La succession d’Angela Merkel est ouverte depuis qu’elle a annoncé que son mandat sera le dernier. Elle a préféré prendre les devants et préparé son retrait de la politique après 13 années d’exercice du pouvoir, sans toutefois avoir la garantie de rester en poste jusqu’en 2021. Aucun des deux partis de la Grande coalition, le CDU et le SPD, n’a intérêt à précipiter une crise au risque d’être conduit devant les électeurs. Mais les turbulences en son sein, qui ne vont pas cesser pour autant, sont porteuses de sérieux impondérables.
Le prochain épisode est en décembre, avec le renouvellement de la présidence du CDU. Derrière les affrontements de personnes, dont l’issue est imprévisible, une inflexion de la politique européenne allemande peut-elle être attendue ? La personnalité des deux principaux candidats à la succession d’Angela Merkel ne laisse pas grande illusion à cet égard. « Germany First » pourrait être leur futur slogan, dans un contexte où le modèle économique allemand qui repose sur les exportations pourrait subir le contrecoup des mesures de taxation américaines.
Les deux principaux candidats à la succession identifiés chez les conservateurs, Friedrich Merz et Jens Spahn, sont tous deux ordolibéraux, on s’en serait douté, et proches d’un FDP très éloigné de ses positions pan-européennes d’origine. Le premier est réputé plus proche des milieux d’affaires, le second pourrait être l’homme d’une plus grande crispation. Afin de ne pas trancher, il resterait la secrétaire générale Annegret Kramp-Karrenbauer, proche d’Angela Merkel.
Après le temps des louanges vient maintenant celui des critiques. La pratique de la chancelière – toujours à la recherche de compromis sauf en deux occasions, l’arrêt de l’électro-nucléaire et l’ouverture des frontières aux réfugiés – ne lui a jamais permis de définir une autre politique qu’à court terme. Mais la gestion d’une future coalition Jamaïque regroupant CDU/CSU, FDP et Verts, si elle voit le jour, rendra difficile l’adoption d’une autre méthode de gouvernement. C’est pourquoi, prenant résolument les devants, Wolfgang Schäuble a lancé l’idée d’un gouvernement minoritaire. On devine sur quelle ligne il le verrait…
Cela renvoie à une autre question : déjà atteinte par le départ du Royaume-Uni, la Commission entrant en crise avec le gouvernement italien, l’Union européenne est-elle viable si elle continue sur sa lancée, largement paralysée ? Les autorités européennes ne peuvent pas se prévaloir d’un succès avec leur politique de strict encadrement budgétaire et repoussent le moment des résultats avec une croissance en zone euro 0,2% au troisième trimestre de cette année. Elles sont par ailleurs incapables de définir une alternative à leur politique de réduction de l’endettement public et privé et de stopper la progression des inégalités, qu’elles préfèrent ignorer.

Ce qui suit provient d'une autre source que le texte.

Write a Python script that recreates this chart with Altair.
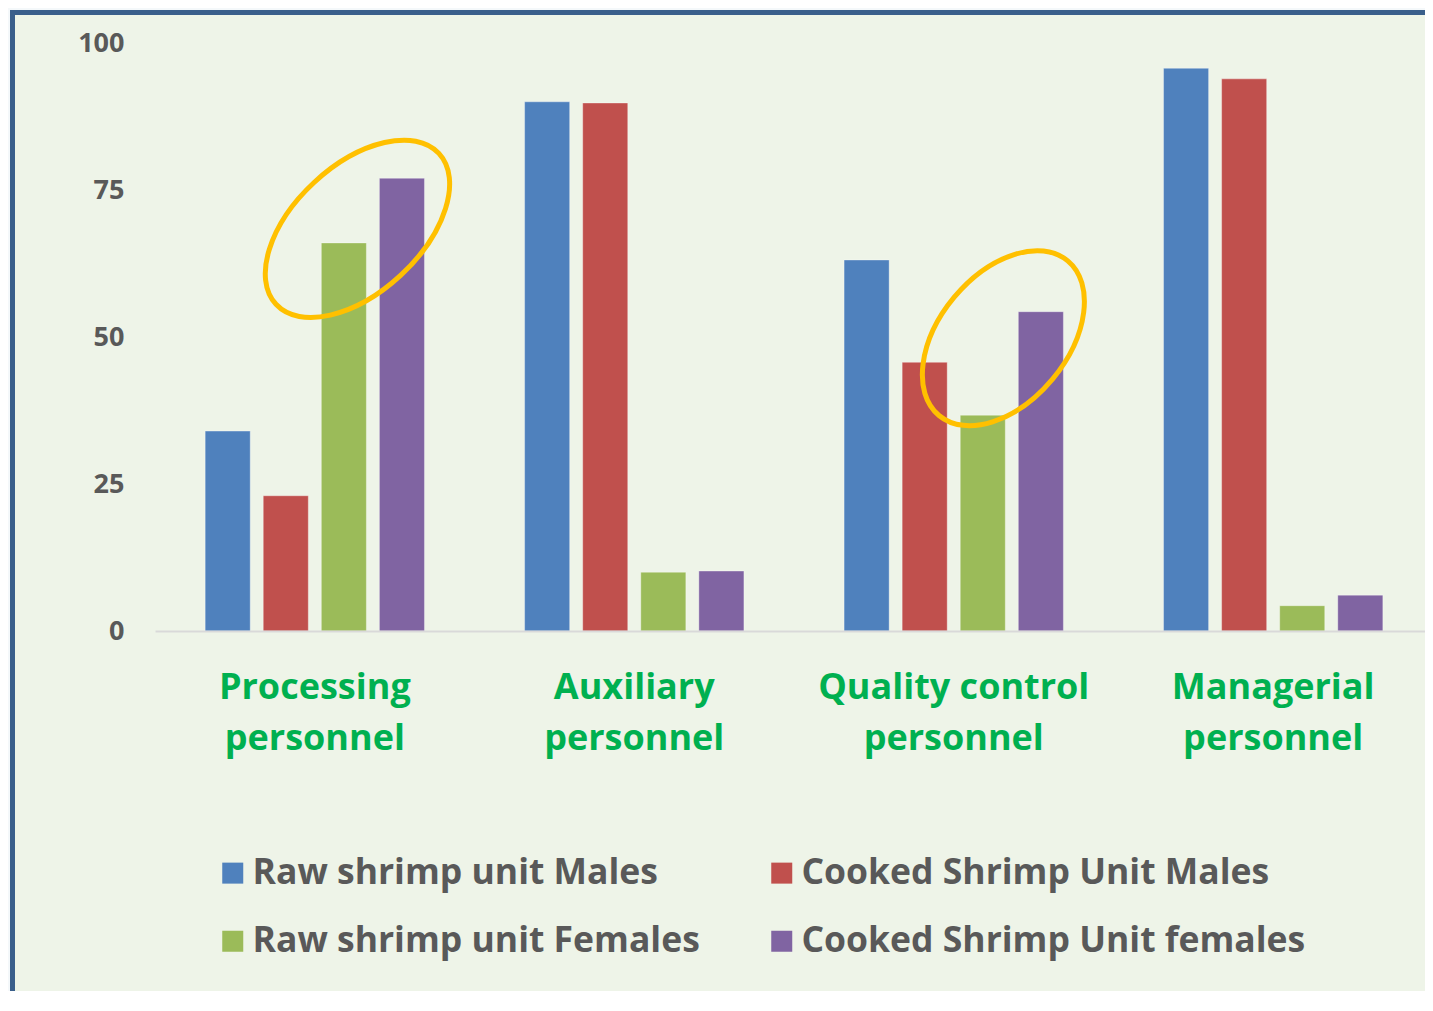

Et qui peut croire que l’extrême-droite appelée en renfort par des électeurs désabusés sera d’un grand recours ?
Il se répand dans la société que l’on appelle civile – pour la distinguer de la sphère contrôlée par l’État – des aspirations profondes à tout simplement vivre mieux au quotidien. Elles reposent sur une prise de conscience accrue des méfaits du système capitaliste, mais elles n’empruntent pas les chemins traditionnels de la politique pour y parvenir. Signe du temps qui va être nécessaire pour qu’elles puissent s’imposer, si elles y parviennent.
Nous sommes loin du propos de départ !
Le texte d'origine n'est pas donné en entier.